March was a tough month. The reality of COVID-19 began to tighten a noose around the neck of America.
The west coast suffered first: the states of Washington and California, Pacific Rim destinations for people fleeing China. But, the east coast wasn’t affected – yet. The man in the White House expressed no interest and/or concern. His advice, “Stop panicking and all of this will go away.” His arms swept the matter aside and his tone was put down and paternalistic in March, like the climate change denier that he is.
That was then – in March – and by now – in June – the prez knows what we suspected then. “It” did not go away.
The dominos began to fall, amping the presence of doom:
- on March 8, the vacation destination of many who wished to escape the ravages of frigid winter ‘back east’, Disneyland closed. We have local friends who are Disney freaks. They reveled in being among the last to enter the gates of “the happiest place on Earth.” No one knew at that time if/when Disneyland would open re-open, but it was a certain sign that Disney execs took ‘it’ seriously.

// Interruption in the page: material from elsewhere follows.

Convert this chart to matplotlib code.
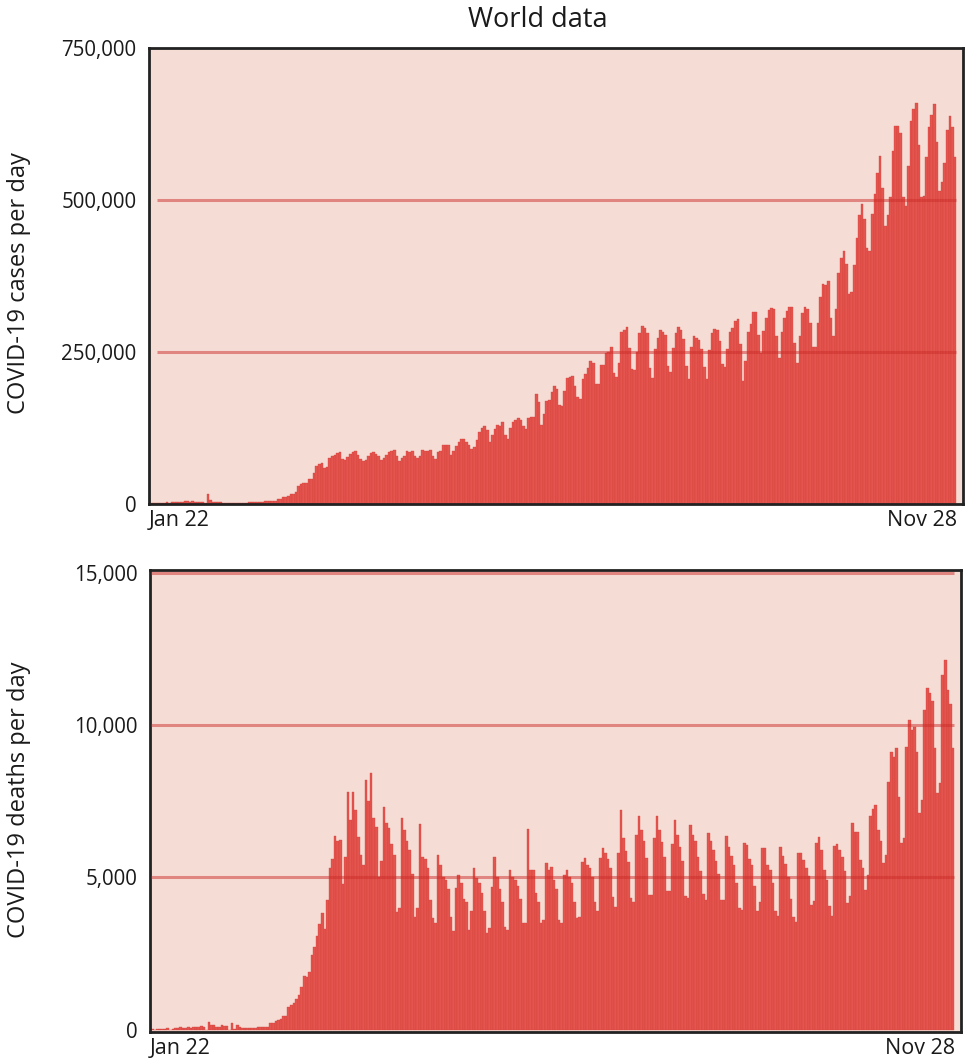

- On 9 March, most global markets reported severe contractions, mainly in response to the COVID-19 pandemic and an oil price war between Russia and the OPEC countries led by Saudi Arabia. This became colloquially known as Black Monday. At the time ‘it’ was the worst drop since the Great Recession in 2008. Three days later another drop, Black Thursday, Wall Street experienced its largest single-day percentage drop since Black Monday in 1987. Let’s call that a double domino drop. As retirees, my husband and I almost dry-heaved.

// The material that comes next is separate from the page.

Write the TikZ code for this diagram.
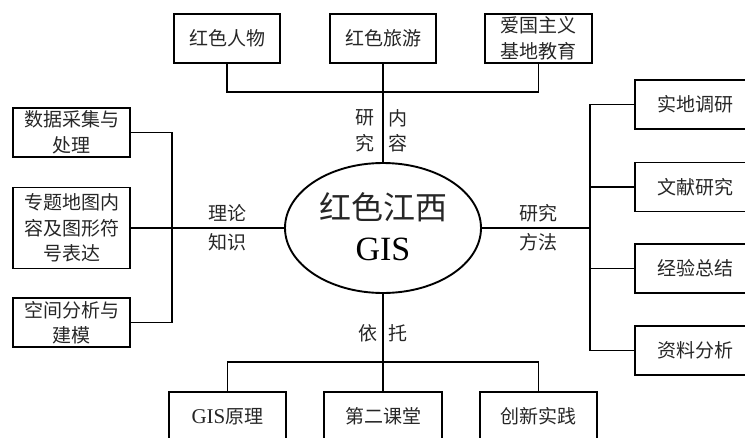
\documentclass[tikz,border=0pt]{standalone}
\usepackage{fontspec}
\setmainfont{Liberation Serif}
\newfontfamily\cjk{Noto Sans CJK SC}
\usetikzlibrary{shapes.geometric}
\begin{document}
\begin{tikzpicture}[x=1pt,y=-1pt,
  box/.style={draw,line width=1.9pt,inner sep=0pt,align=center,font=\fontsize{19}{25.5}\selectfont\cjk,text=black!85},
  lbl/.style={inner sep=0pt,font=\fontsize{19}{25}\selectfont\cjk,text=black!85},
  link/.style={line width=1.9pt}]
\clip (0,0) rectangle (745,437);
\useasboundingbox (0,0) rectangle (745,437);
% centre
\node[draw,ellipse,line width=1.9pt,minimum width=196pt,minimum height=130pt,inner sep=0pt] (c) at (383,228) {};
\node[inner sep=0pt,font=\fontsize{32}{32}\selectfont\cjk,text=black!85] (ct1) at (383,207) {红色江西};
\node[inner sep=0pt,font=\fontsize{34}{34}\selectfont\rmfamily] (ct2) at (383,249) {GIS};
% top
\node[box,minimum width=106pt,minimum height=49pt] (t1) at (227,38.5) {红色人物};
\node[box,minimum width=106pt,minimum height=49pt] (t2) at (383,38.5) {红色旅游};
\node[box,minimum width=107pt,minimum height=49pt] (t3) at (538.5,38.5) {爱国主义\\基地教育};
\coordinate (tbar) at (383,92);
\draw[link] (t1.south) |- (tbar) -| (t3.south);
\draw[link] (t2.south) -- (c.north);
\node[lbl] (n1) at (365,118) {研};
\node[lbl] (n2) at (365,143) {究};
\node[lbl] (n3) at (398,118) {内};
\node[lbl] (n4) at (398,143) {容};
% left
\node[box,minimum width=117pt,minimum height=49pt] (l1) at (71.5,132.5) {数据采集与\\处理};
\node[box,minimum width=117pt,minimum height=81pt] (l2) at (71.5,228) {专题地图内\\容及图形符\\号表达};
\node[box,minimum width=117pt,minimum height=49pt] (l3) at (71.5,322.5) {空间分析与\\建模};
\coordinate (lbar) at (172,228);
\draw[link] (l1.east) -| (lbar) |- (l3.east);
\draw[link] (l2.east) -- (c.west);
\node[lbl] (m1) at (227,213) {理论};
\node[lbl] (m2) at (227,242) {知识};
% right
\node[box,minimum width=120pt,minimum height=49pt] (r1) at (695,104.5) {实地调研};
\node[box,minimum width=120pt,minimum height=49pt] (r2) at (695,187) {文献研究};
\node[box,minimum width=120pt,minimum height=49pt] (r3) at (695,268.5) {经验总结};
\node[box,minimum width=120pt,minimum height=49pt] (r4) at (695,350.5) {资料分析};
\coordinate (rbar) at (590,228);
\draw[link] (r1.west) -| (rbar) |- (r4.west);
\draw[link] (r2.west) -- (r2.west -| rbar);
\draw[link] (r3.west) -- (r3.west -| rbar);
\draw[link] (c.east) -- (rbar);
\node[lbl] (k1) at (538,213) {研究};
\node[lbl] (k2) at (538,242) {方法};
% bottom
\node[box,minimum width=117pt,minimum height=49pt] (b1) at (227.5,416.5) {{\fontsize{21}{21}\selectfont\rmfamily GIS}原理};
\node[box,minimum width=118pt,minimum height=49pt] (b2) at (383,416.5) {第二课堂};
\node[box,minimum width=117pt,minimum height=49pt] (b3) at (538.5,416.5) {创新实践};
\coordinate (bbar) at (383,362);
\draw[link] (b1.north) |- (bbar) -| (b3.north);
\draw[link] (c.south) -- (b2.north);
\node[lbl] (d1) at (368,333) {依};
\node[lbl] (d2) at (398,333) {托};
\end{tikzpicture}
\end{document}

- on March 19, at the midnight hour, California became the first US state to mandate homestay. ‘It’ was a wise move because COVID-19 had gone viral in New York – and not in a good way. Hospitals were overwhelmed, awash in death, and hobbled by lack of supplies.
- On March 24, after worldwide discussion the 2020 Olympics to be held in Tokyo, was deferred until 2021. Clearly, athletes didn’t want to deep-breathe COVID-19. The Olympic Committee took ‘it’ seriously.

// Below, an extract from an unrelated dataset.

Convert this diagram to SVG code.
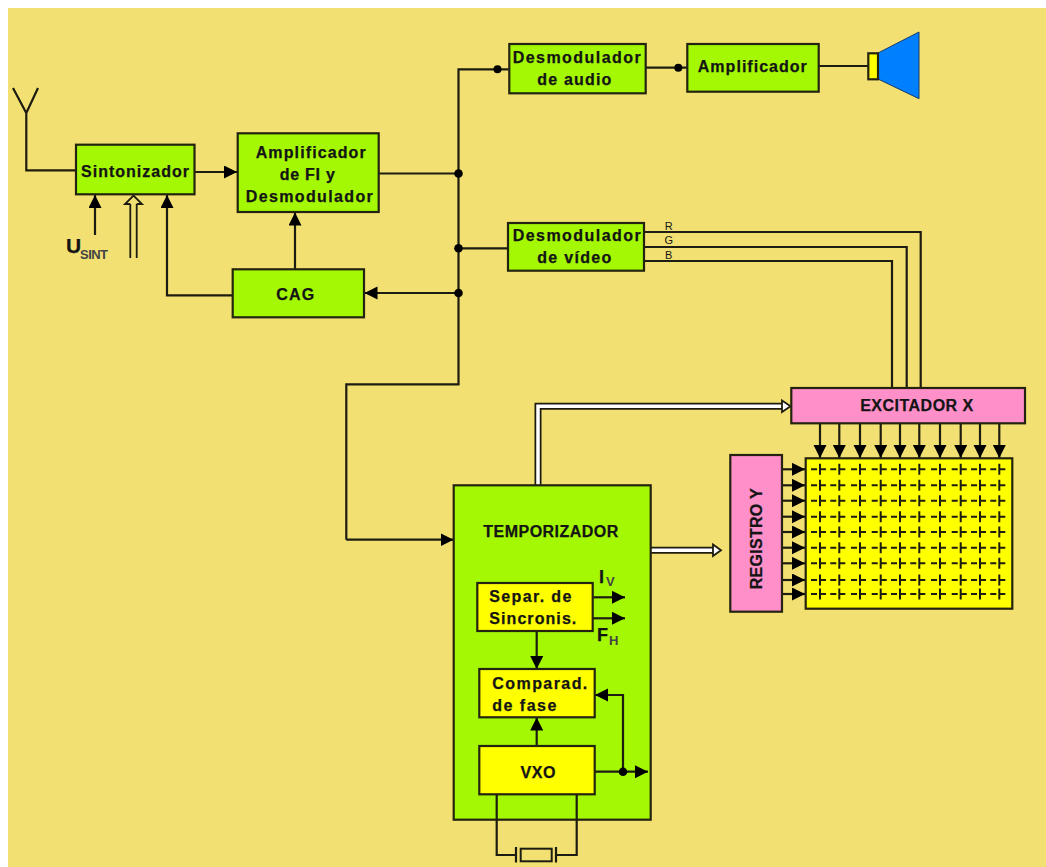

- on March 26, the Indianapolis 500 race, was delayed until August. the race is the single largest one-day attendance of any US sporting events, bringing millions of fans – and billions in revenue – to Indianapolis, Indiana. The race officials and Indianapolis Chamber of Commerce. took ‘it’ seriously.
The march of COVID-19 was insistent. And, as the American people tired of homestay with attendant boredom and inability to pay for rent and other essentials, the states began to re-open.
This caused another domino to drop on our heads. The number of COVID cases increased when people began to mingle with abandon.
Omg, the stock market recouped all its losses… and no one can truly say why. What a topsy-turvy, tilt-a-whirl time!